Don't disagree to an extent, but where I hunt, you could eliminate whitetail with enough pressure and they almost did it. I would say reduced the population by 60-70% in 4 years of OTC b-tags.

Recovery has been frightfully slow even though they pretty much quit b-tags. When you shoot a population down that low, combined with increased predator numbers, and still a fair bit of human hunting, they just don't bounce back. Its taken more than decade and the population still is maybe 65% of what it was in 2006.

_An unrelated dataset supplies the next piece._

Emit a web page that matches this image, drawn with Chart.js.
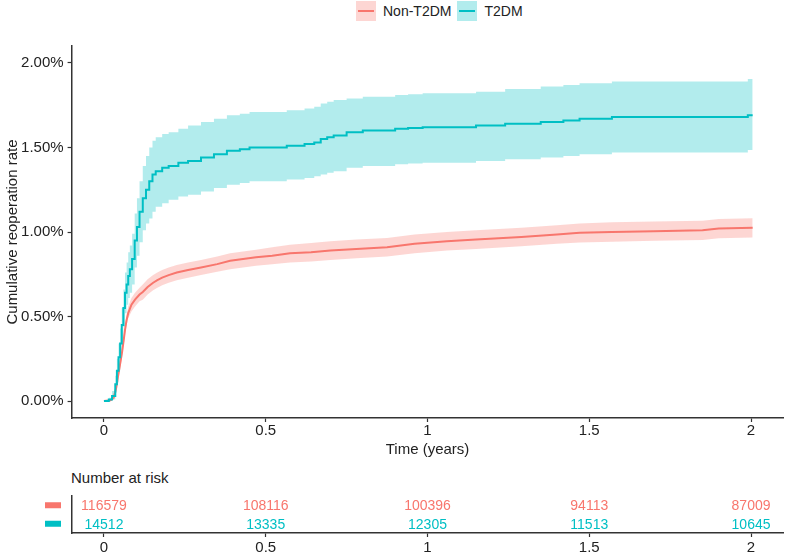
<!DOCTYPE html>
<html>
<head>
<meta charset="utf-8">
<title>Cumulative reoperation rate</title>
<script src="https://cdn.jsdelivr.net/npm/chart.js@4.4.0/dist/chart.umd.min.js"></script>
<style>
  html, body { margin: 0; padding: 0; background: #fff; }
  body {
    width: 794px; height: 554px; position: relative; overflow: hidden;
    font-family: "Liberation Sans", Arial, sans-serif; color: #222;
  }
  #legend { position: absolute; left: 356px; top: 1px; display: flex; align-items: center; font-size: 14px; }
  #legend .item { display: flex; align-items: center; margin-right: 6px; }
  .key { width: 20px; height: 20px; position: relative; margin-right: 7px; }
  .key::after { content: ""; position: absolute; left: 2px; right: 2px; top: 9px; height: 2px; background: var(--c); }
  #main { position: absolute; left: 0; top: 0; }
  #risk { position: absolute; left: 0; top: 460px; }
  #riskTitle { position: absolute; left: 71px; top: 469px; font-size: 15px; }
</style>
</head>
<body>
<div id="legend"></div>
<canvas id="main" width="794" height="460"></canvas>
<div id="riskTitle">Number at risk</div>
<canvas id="risk" width="794" height="94"></canvas>

<script>
// --- data (percent) ---
const groups = ["Non-T2DM", "T2DM"];

const nonTime  = [0, 0.02, 0.03, 0.038, 0.043, 0.05, 0.056, 0.061, 0.065, 0.07, 0.075, 0.085, 0.096, 0.11, 0.12, 0.135, 0.152, 0.165, 0.18, 0.2, 0.225, 0.26, 0.3, 0.35, 0.39, 0.43, 0.47, 0.52, 0.575, 0.64, 0.7, 0.78, 0.875, 0.96, 1.06, 1.15, 1.29, 1.4, 1.47, 1.57, 1.7, 1.85, 1.9, 2.005];
const nonEst   = [0, 0.005, 0.02, 0.08, 0.14, 0.22, 0.29, 0.36, 0.42, 0.48, 0.52, 0.57, 0.6, 0.63, 0.645, 0.675, 0.7, 0.715, 0.73, 0.745, 0.76, 0.775, 0.79, 0.81, 0.83, 0.84, 0.85, 0.86, 0.875, 0.88, 0.89, 0.9, 0.91, 0.93, 0.945, 0.955, 0.97, 0.985, 0.995, 1.0, 1.005, 1.01, 1.02, 1.025];
const nonLower = [0, 0, 0.01, 0.06, 0.12, 0.19, 0.26, 0.33, 0.39, 0.45, 0.49, 0.53, 0.56, 0.59, 0.6, 0.63, 0.655, 0.67, 0.685, 0.7, 0.715, 0.73, 0.745, 0.765, 0.78, 0.79, 0.8, 0.81, 0.82, 0.825, 0.835, 0.845, 0.855, 0.875, 0.89, 0.9, 0.915, 0.93, 0.938, 0.943, 0.948, 0.953, 0.963, 0.968];
const nonUpper = [0, 0.01, 0.03, 0.1, 0.16, 0.25, 0.32, 0.39, 0.45, 0.51, 0.56, 0.61, 0.64, 0.67, 0.69, 0.72, 0.745, 0.76, 0.775, 0.79, 0.805, 0.82, 0.835, 0.855, 0.875, 0.885, 0.895, 0.91, 0.925, 0.935, 0.945, 0.955, 0.965, 0.985, 1.0, 1.01, 1.025, 1.04, 1.05, 1.057, 1.062, 1.067, 1.077, 1.082];

const t2Time  = [0, 0.015, 0.025, 0.035, 0.04, 0.045, 0.05, 0.055, 0.06, 0.065, 0.07, 0.075, 0.08, 0.087, 0.095, 0.102, 0.11, 0.12, 0.13, 0.14, 0.15, 0.16, 0.18, 0.2, 0.23, 0.26, 0.3, 0.34, 0.38, 0.42, 0.45, 0.565, 0.62, 0.65, 0.67, 0.69, 0.71, 0.75, 0.8, 0.9, 0.94, 0.985, 1.15, 1.24, 1.35, 1.42, 1.47, 1.57, 1.99, 2.005];
const t2Est   = [0, 0.01, 0.03, 0.1, 0.18, 0.26, 0.34, 0.45, 0.55, 0.64, 0.69, 0.74, 0.78, 0.84, 0.95, 1.03, 1.12, 1.2, 1.25, 1.3, 1.34, 1.36, 1.38, 1.39, 1.41, 1.42, 1.44, 1.46, 1.48, 1.49, 1.5, 1.51, 1.52, 1.53, 1.55, 1.56, 1.57, 1.59, 1.6, 1.61, 1.615, 1.62, 1.63, 1.64, 1.65, 1.66, 1.67, 1.68, 1.69, 1.69];
const t2Lower = [0, 0, 0.01, 0.05, 0.11, 0.18, 0.25, 0.35, 0.44, 0.52, 0.57, 0.61, 0.64, 0.69, 0.79, 0.86, 0.94, 1.01, 1.05, 1.08, 1.12, 1.15, 1.17, 1.19, 1.21, 1.22, 1.24, 1.26, 1.28, 1.29, 1.3, 1.31, 1.32, 1.33, 1.34, 1.35, 1.36, 1.38, 1.39, 1.4, 1.405, 1.41, 1.42, 1.43, 1.44, 1.45, 1.46, 1.47, 1.485, 1.485];
const t2Upper = [0, 0.02, 0.06, 0.15, 0.25, 0.34, 0.43, 0.55, 0.66, 0.76, 0.82, 0.88, 0.92, 0.99, 1.11, 1.2, 1.3, 1.39, 1.45, 1.5, 1.54, 1.56, 1.58, 1.59, 1.61, 1.63, 1.65, 1.67, 1.69, 1.7, 1.71, 1.72, 1.73, 1.74, 1.76, 1.77, 1.78, 1.79, 1.8, 1.81, 1.815, 1.82, 1.83, 1.845, 1.86, 1.87, 1.88, 1.89, 1.905, 1.905];

const xTickValues = [0, 0.5, 1, 1.5, 2];
const yTickValues = [0, 0.5, 1, 1.5, 2];

const riskTimes = [0, 0.5, 1, 1.5, 2];
const riskNon = [116579, 108116, 100396, 94113, 87009];
const riskT2  = [14512, 13335, 12305, 11513, 10645];

// --- styling ---
const RED = "#F8766D", TEAL = "#00BFC4";
const RED_BAND = "rgba(248,118,109,0.3)", TEAL_BAND = "rgba(0,191,196,0.3)";
const AXIS = "#333333";
const FONT = '"Liberation Sans", Arial, sans-serif';

Chart.defaults.font.family = FONT;
Chart.defaults.color = "#222";
Chart.defaults.animation = false;

const zip = (xs, ys) => xs.map((x, i) => ({ x, y: ys[i] }));

// legend (html)
const legendEl = document.getElementById("legend");
[[groups[0], RED, RED_BAND], [groups[1], TEAL, TEAL_BAND]].forEach(([name, line, band]) => {
  const item = document.createElement("div");
  item.className = "item";
  item.innerHTML = `<span class="key" style="background:${band};--c:${line}"></span><span>${name}</span>`;
  legendEl.appendChild(item);
});

const xAxis = (extra) => ({
  type: "linear",
  min: -0.1,
  max: 2.1,
  afterBuildTicks: (s) => { s.ticks = xTickValues.map((v) => ({ value: v })); },
  ticks: { font: { size: 15 }, color: "#222", padding: 0, maxRotation: 0, callback: (v) => String(v) },
  grid: { drawOnChartArea: false, drawTicks: true, tickLength: 4, tickColor: AXIS, tickWidth: 1.2 },
  border: { display: true, color: AXIS, width: 1.5 },
  ...extra,
});

new Chart(document.getElementById("main"), {
  type: "line",
  data: {
    datasets: [
      { data: zip(nonTime, nonLower), borderWidth: 0, pointRadius: 0, fill: false, order: 3 },
      { data: zip(nonTime, nonUpper), borderWidth: 0, pointRadius: 0, fill: "-1", backgroundColor: RED_BAND, order: 3 },
      { data: zip(t2Time, t2Lower), borderWidth: 0, pointRadius: 0, fill: false, stepped: true, order: 2 },
      { data: zip(t2Time, t2Upper), borderWidth: 0, pointRadius: 0, fill: "-1", stepped: true, backgroundColor: TEAL_BAND, order: 2 },
      { label: groups[0], data: zip(nonTime, nonEst), borderColor: RED, borderWidth: 2, pointRadius: 0, fill: false, order: 1 },
      { label: groups[1], data: zip(t2Time, t2Est), borderColor: TEAL, borderWidth: 2, pointRadius: 0, fill: false, stepped: true, order: 0 },
    ],
  },
  options: {
    responsive: false,
    layout: { padding: { top: 46, right: 10.6, left: 0, bottom: 0 } },
    plugins: { legend: { display: false }, tooltip: { enabled: false } },
    scales: {
      x: xAxis({
        afterFit: (s) => { s.height = 42; },
        title: { display: true, text: "Time (years)", font: { size: 15 }, color: "#222", padding: { top: 0, bottom: 1 } },
      }),
      y: {
        type: "linear",
        min: -0.1,
        max: 2.1,
        afterFit: (s) => { s.width = 71.6; },
        afterBuildTicks: (s) => { s.ticks = yTickValues.map((v) => ({ value: v })); },
        ticks: { font: { size: 15 }, color: "#222", padding: 4, callback: (v) => v.toFixed(2) + "%" },
        grid: { drawOnChartArea: false, drawTicks: true, tickLength: 4, tickColor: AXIS, tickWidth: 1.2 },
        border: { display: true, color: AXIS, width: 1.5 },
        title: { display: true, text: "Cumulative reoperation rate", font: { size: 15 }, color: "#222", padding: { top: 4, bottom: 0 } },
      },
    },
  },
});

// risk table: numbers placed through the chart scales
const riskText = {
  id: "riskText",
  afterDatasetsDraw(chart) {
    const { ctx } = chart;
    ctx.save();
    ctx.font = "14px " + FONT;
    ctx.textAlign = "center";
    ctx.textBaseline = "middle";
    chart.data.datasets.forEach((ds, i) => {
      chart.getDatasetMeta(i).data.forEach((pt, j) => {
        ctx.fillStyle = ds.borderColor;
        ctx.fillText(String(ds.counts[j]), pt.x, pt.y + 1);
      });
    });
    const ys = chart.scales.y;
    [RED, TEAL].forEach((c, i) => {
      ctx.fillStyle = c;
      ctx.fillRect(45, ys.getPixelForValue(i) - 3, 16, 6);
    });
    ctx.restore();
  },
};

new Chart(document.getElementById("risk"), {
  type: "scatter",
  data: {
    datasets: [
      { data: riskTimes.map((t) => ({ x: t, y: groups[0] })), counts: riskNon, borderColor: RED, pointRadius: 0 },
      { data: riskTimes.map((t) => ({ x: t, y: groups[1] })), counts: riskT2, borderColor: TEAL, pointRadius: 0 },
    ],
  },
  options: {
    responsive: false,
    layout: { padding: { top: 36, right: 10.6, left: 0, bottom: 0 } },
    plugins: { legend: { display: false }, tooltip: { enabled: false } },
    scales: {
      x: xAxis({ afterFit: (s) => { s.height = 21; }, ticks: { font: { size: 15 }, color: "#222", padding: 2, maxRotation: 0, callback: (v) => String(v) } }),
      y: {
        type: "category",
        labels: groups,
        offset: true,
        afterFit: (s) => { s.width = 71.6; },
        ticks: { display: false },
        grid: { display: false },
        border: { display: true, color: AXIS, width: 1.5 },
      },
    },
  },
  plugins: [riskText],
});
</script>
</body>
</html>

Shot these deer in 2003-2006

372-R1-21-20A.jpg


The night that I shot this buck, there were 3 bucks in this size class fighting and running around on a hillside along with a bunch of does and several smaller bucks.

mtwt03.JPG


Killed this one at 1 PM and was the 22nd 4x4 or better buck I'd seen THAT DAY. Was also about year 2 into the unlimited b-tags.

IMG_1555.JPG


By 2008-2009, I was lucky to see 22 4x4 or better bucks the entire season. A bunch of guys started hunting it due to the b-tag availability and they would pound on a buck if they saw one as well.

Its been a long slow grind to get back to even fair hunting.

But, hey what do I know I've only been hunting the same area since 1979, my family for 40 years prior to that.